The completion of the appointment, however, does not mean that Judge Jackson assumes the office of Associate Justice. Rather, her entry on the duties of the office remains contingent on Justice Breyer’s resignation becoming effective.

I find the word “assumes” in the first sentence to be vague. In the context of the opinion, I understand the first sentence to mean: “The completion of the [president’s act of] appointment, however, would not mean that Judge Jackson is then entitled to the office of Associate Justice.”

OLC also limits its advice on prospective-appointment authority by reciting its previously articulated position that “prospective appointments are permissible for vacancies anticipated to occur during the appointing official’s own term of office.” It does not actually say that prospective appointments would be impermissible for vacancies that are not anticipated to occur during the appointing official’s own term of office, but that would seem to be the clear implication of its analysis.

OLC also does not address the question of what a commission must say in order to constitute a prospective appointment. As I have pointed out, the standard language for a judicial commission purports to confer immediate authority. So it would seem odd to use the same language for a prospective appointment.

(2) Is the OLC opinion sound?

As a former principal deputy in (and at times acting head of) OLC, I will attest to the widely recognized reality that OLC has a strong institutional bias in favor of presidential power.

That said, I hadn’t recalled the opinion by then-Assistant Attorney General William H. Rehnquist that the new OLC opinion invokes as precedent. Nor had I been aware of the three previous instances of prospective appointments of justices and judges (in 1869, 1922, and 1962) that the OLC opinion cites (pp. 4-5). These seem weighty. But I haven’t been able to locate the Rehnquist opinion and thus haven’t reviewed it, and OLC says in its opinion that it has not had the time needed to be “able to verify the accuracy of all the dates” for those instances. [Update: The now-public Rehnquist memo has nothing to do with the matter of prospective appointments. It is very strange that the new OLC opinion prominently miscites it as OLC precedent on the matter.]

More broadly, I wonder whether the OLC position contradicts Marbury v. Madison (1803). In that landmark opinion, Chief Justice Marshall states that once the president has made the appointment, “[t]he right to the office is then in the person appointed.” (Emphasis in original.) By OLC’s account, a prospective appointment by Biden would not confer on Jackson an immediate “right to the office.” Rather, her right to future “entry on the duties of the office remains contingent on Justice Breyer’s resignation becoming effective.”

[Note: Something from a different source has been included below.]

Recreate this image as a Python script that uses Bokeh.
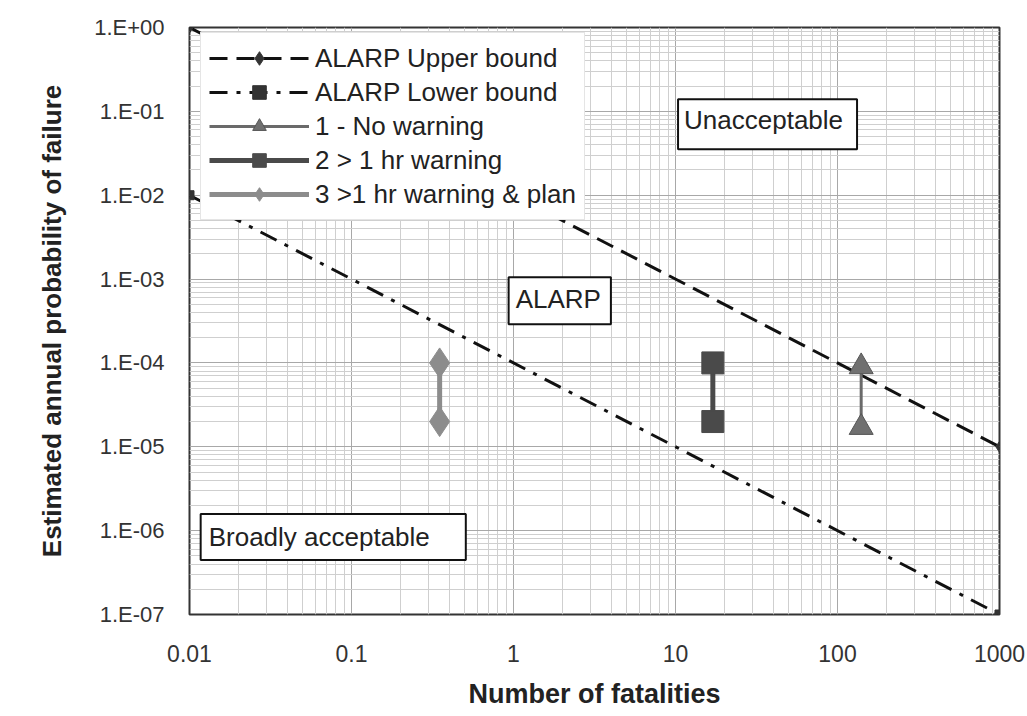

It’s possible, to be sure, that Marshall in Marbury could be said to have just been addressing the ordinary case in which a president appoints a judge to an existing vacancy. It’s also possible that he was wrong. But OLC’s failure to address the point leaves the question unresolved.

(3) What has Biden done?

We don’t know for certain whether Biden has issued a commission to Jackson. The Federal Judicial Center’s confused account of Jackson’s status would suggest that the Department of Justice’s Office of Legal Policy informed it that Biden issued a commission to her on April 8.

If Biden did issue a commission, we don’t know what it says. We don’t know in particular whether it purports to confer immediate authority on Jackson (in which case it might well be a nullity even if OLC’s advice about his ability to make a prospective appointment is correct).

It would be good for the White House to make a copy of the commission public.

(4) Why would Biden prospectively appoint Jackson?

Why Biden would have any interest in prospectively appointing Jackson, rather than in issuing her a commission once Breyer retires, is puzzling. What is gained by doing so? Why create a situation that would cast aspersions on the validity of her appointment?

It would seem an easy matter to coordinate with Breyer so that Biden’s issuance of the commission occurred immediately after Breyer’s retirement. It is in any event unlikely that any important matter at the Court would be decided in the short interval between his retirement and Jackson’s filling his seat.

The OLC opinion oddly asserts that a prospective appointment would “bring[] to an end the President’s and the Senate’s role in the process” and “would render the Senate’s consent final.” But was the White House really concerned that the Senate might have any “role in the process” after it confirmed Jackson’s nomination or that the Senate’s consent didn’t then become “final”? I don’t understand the basis for any such concerns. I don’t understand the basis for any such concerns. [Update (7:30 p.m.): The Rehnquist memo has just been made public, and it discusses the concern that that a motion for reconsideration in the Senate might lead to the rejection of a previously confirmed nomination. It further states: “It is well-established that the Senate loses its power to reconsider a nomination, if the President issues a commission to the appointee before the Senate acts on the motion.” So I now believe that Biden issued a commission to Jackson on April 8 in order to prevent any possibility of a successful motion for reconsideration, including in the event that Republicans regained control of the Senate any time before Breyer’s retirement.]